Gwyneth Paltrow Gets Another Parenting Decision Right (YIKES)

Gwyneth PaltrowAnother day, another parenting choice by Gwyneth Paltrow that's making moms roll their eyes at the controversial actress. But is her decision to raise Apple and Moses in a Jewish environment really that weird? Even though she's said she doesn't "believe" in religion?

I'm going to venture out into treacherous waters here, not least because I'm supporting snooty Gwynnie for the second time in as many months (Quick, where's the thermometer? And the smelling salts?). But it's called culture, y'all. Deal with it!


The story goes that Paltrow, whose father Bruce is Jewish, discovered recently that she's descended from a long line of influential East European rabbis. Raised in a lucy goosey half-Jewish, half-Christian household, Paltrow married Christian Chris Martin and hasn't put much stock in religion as 7-year-old Apple and 5-year-old Moses have grown. But now she wants to inject a Jewish environment into her household.

So what's the big deal? Because it's Judaism? Sure, it's a religion, but it's a culture too. So how is this any different from learning that your great-grandmother was Mexican and throwing a Cinco De Mayo party for the kids? From learning your ancestors were German and buying your own spatzle maker?

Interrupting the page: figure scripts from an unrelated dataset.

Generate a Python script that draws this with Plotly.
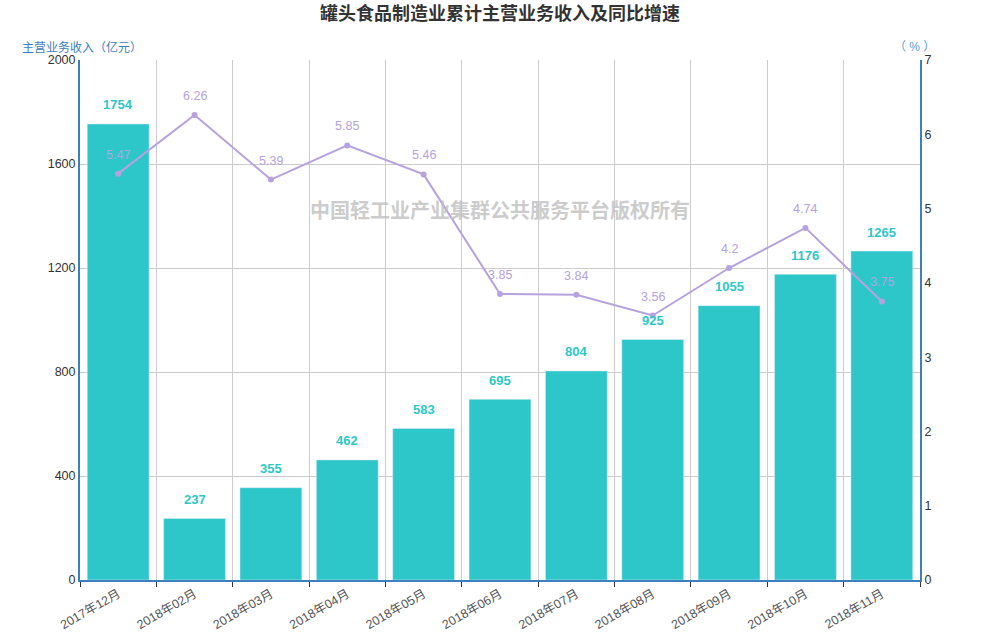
import plotly.graph_objects as go

months = ['2017年12月', '2018年02月', '2018年03月', '2018年04月', '2018年05月', '2018年06月',
          '2018年07月', '2018年08月', '2018年09月', '2018年10月', '2018年11月']
revenue = [1754, 237, 355, 462, 583, 695, 804, 925, 1055, 1176, 1265]
growth = [5.47, 6.26, 5.39, 5.85, 5.46, 3.85, 3.84, 3.56, 4.2, 4.74, 3.75]

bar_color = '#2ec7c9'
line_color = '#b6a2de'
axis_color = '#3d80bd'
font = 'Liberation Sans, Noto Sans CJK SC, sans-serif'

fig = go.Figure()
fig.add_trace(go.Bar(x=months, y=revenue, marker_color=bar_color, name='主营业务收入'))
fig.add_trace(go.Scatter(x=months, y=growth, yaxis='y2', mode='lines+markers',
                         line=dict(color=line_color, width=2),
                         marker=dict(size=6, color=line_color), name='同比增速'))

annotations = []
for m, v in zip(months, revenue):
    annotations.append(dict(x=m, y=v, xref='x', yref='y', text='<b>%d</b>' % v,
                            showarrow=False, yshift=19,
                            font=dict(color=bar_color, size=13, family=font)))
for m, v in zip(months, growth):
    annotations.append(dict(x=m, y=v, xref='x', yref='y2', text=str(v),
                            showarrow=False, yshift=19,
                            font=dict(color=line_color, size=12.5, family=font)))

annotations.append(dict(x=500, y=211, xref='paper', yref='paper', yanchor='middle',
                        text='<b>中国轻工业产业集群公共服务平台版权所有</b>', showarrow=False,
                        font=dict(color='rgba(190,190,190,0.8)', size=20, family=font)))
annotations.append(dict(x=20, y=47, xref='paper', yref='paper', xanchor='left', yanchor='middle',
                        text='主营业务收入（亿元）', showarrow=False,
                        font=dict(color=axis_color, size=12, family=font)))
annotations.append(dict(x=937, y=47, xref='paper', yref='paper', xanchor='right', yanchor='middle',
                        text='（ % ）', showarrow=False,
                        font=dict(color='#5b9bd5', size=12, family=font)))

# pixel positions -> paper coords (plot area spans x 80..920, y 60..580)
for a in annotations:
    if a['xref'] == 'paper' and a['x'] > 1:
        a['x'] = (a['x'] - 80) / 840
    if a['yref'] == 'paper' and a['y'] > 1:
        a['y'] = (580 - a['y']) / 520

fig.update_layout(
    title=dict(text='<b>罐头食品制造业累计主营业务收入及同比增速</b>', x=0.5, y=1 - 14 / 640,
               xanchor='center', yanchor='middle',
               font=dict(size=18, color='#333', family=font)),
    width=1000, height=640,
    margin=dict(l=80, r=80, t=60, b=60),
    plot_bgcolor='white', paper_bgcolor='white',
    showlegend=False, bargap=0.19,
    font=dict(family=font, color='#333', size=12),
    xaxis=dict(type='category', range=[-0.5, len(months) - 0.5], tickson='boundaries',
               showgrid=True, gridcolor='#ccc',
               showline=True, linecolor=axis_color, linewidth=2, automargin=False,
               ticks='outside', ticklen=5, tickcolor='#333', tickangle=-30,
               tickfont=dict(size=12.5, color='#555')),
    yaxis=dict(range=[0, 2000], dtick=400, showgrid=True, gridcolor='#ccc',
               showline=True, linecolor=axis_color, linewidth=2, zeroline=False,
               automargin=False, ticks='', tickfont=dict(size=12.5, color='#333')),
    yaxis2=dict(range=[0, 7], dtick=1, overlaying='y', side='right', showgrid=False,
                showline=True, linecolor=axis_color, linewidth=2, zeroline=False,
                automargin=False, ticks='', tickfont=dict(size=12.5, color='#333')),
    annotations=annotations,
)

# drop the default body margin so the 1000x640 figure fills the window
fig.write_html('out.html', config={'displayModeBar': False},
               post_script="document.body.style.margin = '0';")
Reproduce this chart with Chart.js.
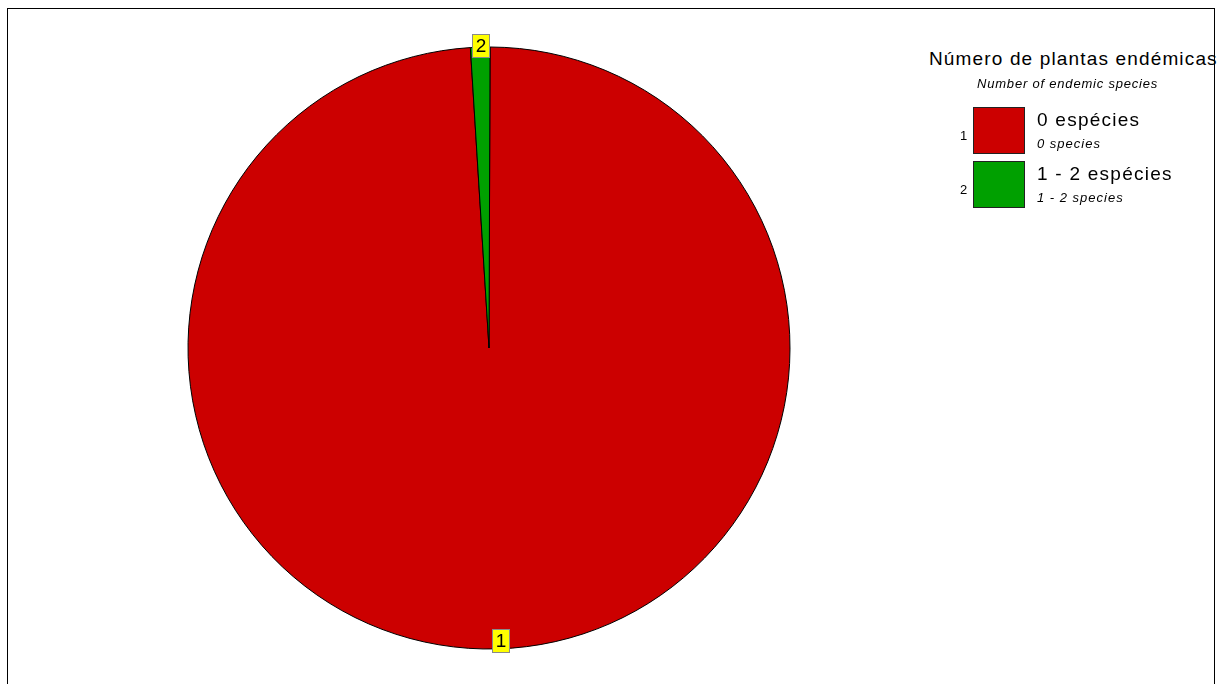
<!DOCTYPE html>
<html>
<head>
<meta charset="utf-8">
<script src="https://cdn.jsdelivr.net/npm/chart.js@4"></script>
<style>
  html, body { margin: 0; padding: 0; background: #fff; width: 1224px; height: 684px; overflow: hidden; }
  body { position: relative; font-family: "Liberation Sans", Arial, sans-serif; color: #000; }
  #frame { position: absolute; left: 7px; top: 8px; width: 1206px; height: 720px;
           border-top: 1px solid #000; border-left: 1px solid #000; border-right: 1px solid #000; z-index: 5; }
  #chart { position: absolute; left: 149px; top: 8px; }
  .t { position: absolute; white-space: nowrap; line-height: 1; }
  .box { position: absolute; box-sizing: border-box; border: 1px solid #222; }
</style>
</head>
<body>
<canvas id="chart" width="680" height="680"></canvas>
<div id="legend"></div>
<div id="frame"></div>
<script>
// ---- data ----
const legendTitle = 'Número de plantas endémicas';
const legendSubtitle = 'Number of endemic species';
const classIds = ['1', '2'];
const categories = ['0 espécies', '1 - 2 espécies'];
const categoriesEn = ['0 species', '1 - 2 species'];
const values = [95, 1];
const colors = ['#CC0000', '#00A000'];

// ---- slice labels plugin (yellow boxes) ----
const sliceLabels = {
  id: 'sliceLabels',
  afterDatasetsDraw(chart) {
    const ctx = chart.ctx;
    const meta = chart.getDatasetMeta(0);
    meta.data.forEach((arc, i) => {
      const p = arc.getProps(['x', 'y', 'startAngle', 'endAngle', 'outerRadius'], true);
      const mid = (p.startAngle + p.endAngle) / 2;
      let cx = p.x + Math.cos(mid) * p.outerRadius;
      let cy = p.y + Math.sin(mid) * p.outerRadius;
      cy += Math.sin(mid) > 0 ? -8.5 : -1.5;
      if (Math.sin(mid) > 0) cx += 2.5;
      const w = 17, h = 23;
      ctx.save();
      ctx.fillStyle = '#FFFF00';
      ctx.strokeStyle = '#8a8a8a';
      ctx.lineWidth = 1;
      const x0 = Math.round(cx - w / 2) + 0.5, y0 = Math.round(cy - h / 2) + 0.5;
      ctx.fillRect(x0, y0, w, h);
      ctx.strokeRect(x0, y0, w, h);
      ctx.fillStyle = '#000';
      ctx.font = '19px "Liberation Sans", Arial, sans-serif';
      ctx.textAlign = 'center';
      ctx.textBaseline = 'middle';
      ctx.fillText(classIds[i], x0 + w / 2, y0 + h / 2 + 1);
      ctx.restore();
    });
  }
};

new Chart(document.getElementById('chart'), {
  type: 'pie',
  data: {
    labels: categories,
    datasets: [{
      data: values,
      backgroundColor: colors,
      borderColor: '#000',
      borderWidth: 1,
      hoverOffset: 0
    }]
  },
  options: {
    responsive: false,
    animation: false,
    rotation: 0.2,
    radius: 301,
    layout: { padding: 0 },
    plugins: {
      legend: { display: false },
      tooltip: { enabled: false }
    },
    events: []
  },
  plugins: [sliceLabels]
});

// ---- HTML legend built from data ----
const L = document.getElementById('legend');
function addText(txt, left, top, size, italic, spacing) {
  const d = document.createElement('div');
  d.className = 't';
  d.textContent = txt;
  d.style.fontSize = size + 'px';
  d.style.top = top + 'px';
  d.style.left = left + 'px';
  if (spacing) d.style.letterSpacing = spacing + 'px';
  if (italic) d.style.fontStyle = 'italic';
  L.appendChild(d);
}
addText(legendTitle, 929, 48.5, 19, false, 1.15);
addText(legendSubtitle, 977, 77, 13, true, 0.8);
categories.forEach((c, i) => {
  const y0 = 107 + i * 54;
  const b = document.createElement('div');
  b.className = 'box';
  b.style.left = '973px';
  b.style.top = y0 + 'px';
  b.style.width = '52px';
  b.style.height = '47px';
  b.style.background = colors[i];
  L.appendChild(b);
  addText(classIds[i], 960, y0 + 21.5, 13, false, 0);
  addText(c, 1037, y0 + 2.5, 19, false, 1.25);
  addText(categoriesEn[i], 1037, y0 + 30.3, 13, true, 1.0);
});
</script>
</body>
</html>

In a country that's becoming increasingly obsessed with genealogy, it's increasingly common for parents to suddenly learn about bits of their bloodline that didn't factor into their own childhoods. But once you do know, it's hard to ignore the temptation to explore the culture, often mining the history books to find traits alive in our own kids. Is that high forehead just something from Grandpa, or is it common to the people of one particular village? Is that stubbornness their own or does it come from a line of heroes who used it to their advantage?

The joke in my family is that my daughter's klutziness is made up for by the hardness of her thick German skull, that she never met a pound of bacon she wouldn't devour because of the Teutonic appreciation for pork.

Teaching kids about the culture of their forefathers is what keeps it alive, especially in the great American melting pot. The real failure would be in ignoring our past.

Do you think Gywneth is right to suddenly inject Jewish flavor into her household?